REQUIREMENT: Begin with the first line below and retype each line exactly through the line containing "asc_k = [0.51, 2.67]". Any pictures are to be left out.

INFORMATION SUPPLIED:
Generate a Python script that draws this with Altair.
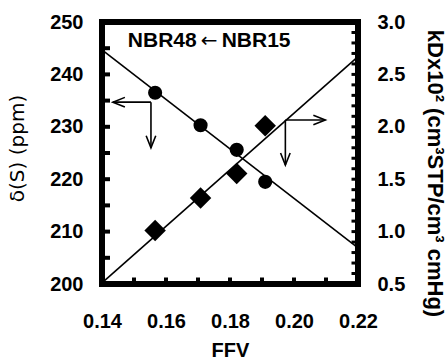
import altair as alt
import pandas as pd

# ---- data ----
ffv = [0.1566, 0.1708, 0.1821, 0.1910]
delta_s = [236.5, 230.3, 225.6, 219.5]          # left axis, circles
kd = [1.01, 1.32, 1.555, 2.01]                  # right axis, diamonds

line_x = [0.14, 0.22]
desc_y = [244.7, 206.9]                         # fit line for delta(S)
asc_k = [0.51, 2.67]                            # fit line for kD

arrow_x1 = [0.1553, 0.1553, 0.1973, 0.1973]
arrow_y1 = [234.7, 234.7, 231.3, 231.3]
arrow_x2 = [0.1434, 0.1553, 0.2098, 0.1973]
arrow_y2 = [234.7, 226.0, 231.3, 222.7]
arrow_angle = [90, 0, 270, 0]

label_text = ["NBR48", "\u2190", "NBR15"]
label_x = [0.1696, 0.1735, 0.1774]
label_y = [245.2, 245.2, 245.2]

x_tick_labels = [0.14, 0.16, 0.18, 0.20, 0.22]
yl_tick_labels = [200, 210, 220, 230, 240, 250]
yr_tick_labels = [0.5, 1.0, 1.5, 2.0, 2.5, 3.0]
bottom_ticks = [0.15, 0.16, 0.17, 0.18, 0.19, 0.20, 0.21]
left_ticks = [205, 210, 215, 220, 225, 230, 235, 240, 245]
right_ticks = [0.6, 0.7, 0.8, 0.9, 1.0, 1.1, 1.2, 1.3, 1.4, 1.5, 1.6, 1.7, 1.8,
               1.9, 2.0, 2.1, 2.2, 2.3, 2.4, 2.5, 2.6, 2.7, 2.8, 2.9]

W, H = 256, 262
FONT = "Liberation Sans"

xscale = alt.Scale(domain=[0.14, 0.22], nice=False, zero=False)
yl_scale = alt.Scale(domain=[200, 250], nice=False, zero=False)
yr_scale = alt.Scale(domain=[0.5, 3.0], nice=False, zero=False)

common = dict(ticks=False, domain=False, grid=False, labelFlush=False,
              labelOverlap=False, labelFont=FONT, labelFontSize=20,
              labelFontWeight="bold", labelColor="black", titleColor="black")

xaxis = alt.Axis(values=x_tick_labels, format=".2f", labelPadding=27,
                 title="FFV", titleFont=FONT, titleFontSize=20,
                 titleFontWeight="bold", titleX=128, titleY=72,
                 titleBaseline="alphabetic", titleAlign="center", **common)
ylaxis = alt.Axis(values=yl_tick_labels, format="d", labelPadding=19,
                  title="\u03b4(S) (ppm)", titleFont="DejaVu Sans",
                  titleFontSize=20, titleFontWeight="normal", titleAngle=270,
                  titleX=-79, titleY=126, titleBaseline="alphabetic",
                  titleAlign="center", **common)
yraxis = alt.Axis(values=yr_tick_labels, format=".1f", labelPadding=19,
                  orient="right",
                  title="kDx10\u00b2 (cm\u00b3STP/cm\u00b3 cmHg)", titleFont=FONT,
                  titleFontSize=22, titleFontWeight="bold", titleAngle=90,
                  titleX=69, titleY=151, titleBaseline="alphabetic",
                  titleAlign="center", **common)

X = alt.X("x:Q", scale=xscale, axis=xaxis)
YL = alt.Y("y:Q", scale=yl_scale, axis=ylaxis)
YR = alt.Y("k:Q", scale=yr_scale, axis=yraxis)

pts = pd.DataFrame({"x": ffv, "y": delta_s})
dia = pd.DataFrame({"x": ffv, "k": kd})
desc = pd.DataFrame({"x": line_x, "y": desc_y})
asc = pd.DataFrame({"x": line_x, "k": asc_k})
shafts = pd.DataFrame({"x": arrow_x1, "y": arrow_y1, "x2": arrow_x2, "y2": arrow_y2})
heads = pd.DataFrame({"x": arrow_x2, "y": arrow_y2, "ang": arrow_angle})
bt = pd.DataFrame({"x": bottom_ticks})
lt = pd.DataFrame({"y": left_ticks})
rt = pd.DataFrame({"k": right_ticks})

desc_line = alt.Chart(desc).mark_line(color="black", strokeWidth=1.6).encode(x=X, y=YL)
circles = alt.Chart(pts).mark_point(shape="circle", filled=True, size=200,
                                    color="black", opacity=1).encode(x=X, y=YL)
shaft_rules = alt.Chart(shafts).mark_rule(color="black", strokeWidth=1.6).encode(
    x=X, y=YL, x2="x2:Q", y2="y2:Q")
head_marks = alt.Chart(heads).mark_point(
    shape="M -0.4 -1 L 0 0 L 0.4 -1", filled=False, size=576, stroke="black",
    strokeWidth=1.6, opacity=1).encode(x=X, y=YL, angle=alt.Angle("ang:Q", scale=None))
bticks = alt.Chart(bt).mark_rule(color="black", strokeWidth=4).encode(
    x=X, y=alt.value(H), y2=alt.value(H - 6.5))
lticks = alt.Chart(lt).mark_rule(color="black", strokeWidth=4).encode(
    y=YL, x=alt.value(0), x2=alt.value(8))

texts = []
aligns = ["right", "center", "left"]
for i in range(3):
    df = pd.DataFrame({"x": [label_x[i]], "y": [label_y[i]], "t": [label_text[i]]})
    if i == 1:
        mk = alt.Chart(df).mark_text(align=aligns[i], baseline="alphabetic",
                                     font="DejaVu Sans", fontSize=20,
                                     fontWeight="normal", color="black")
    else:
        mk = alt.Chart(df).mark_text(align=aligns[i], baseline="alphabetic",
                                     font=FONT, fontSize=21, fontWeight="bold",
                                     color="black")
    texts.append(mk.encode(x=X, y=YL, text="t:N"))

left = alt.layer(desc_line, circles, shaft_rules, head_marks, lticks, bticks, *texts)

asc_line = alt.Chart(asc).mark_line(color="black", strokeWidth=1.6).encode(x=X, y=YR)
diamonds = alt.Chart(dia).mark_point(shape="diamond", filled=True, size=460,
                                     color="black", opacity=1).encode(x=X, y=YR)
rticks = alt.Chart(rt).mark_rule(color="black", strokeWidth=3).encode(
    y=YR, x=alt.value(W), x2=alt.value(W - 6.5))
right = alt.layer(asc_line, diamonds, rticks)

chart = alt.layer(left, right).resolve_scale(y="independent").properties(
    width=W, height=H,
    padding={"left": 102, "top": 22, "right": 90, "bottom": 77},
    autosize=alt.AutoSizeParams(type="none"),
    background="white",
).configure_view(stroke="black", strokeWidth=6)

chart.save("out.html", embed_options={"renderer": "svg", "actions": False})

THE RESULT:
Generate a Python script that draws this with Altair.
import altair as alt
import pandas as pd

# ---- data ----
ffv = [0.1566, 0.1708, 0.1821, 0.1910]
delta_s = [236.5, 230.3, 225.6, 219.5]          # left axis, circles
kd = [1.01, 1.32, 1.555, 2.01]                  # right axis, diamonds

line_x = [0.14, 0.22]
desc_y = [244.7, 206.9]                         # fit line for delta(S)
asc_k = [0.51, 2.67]                            # fit line for kD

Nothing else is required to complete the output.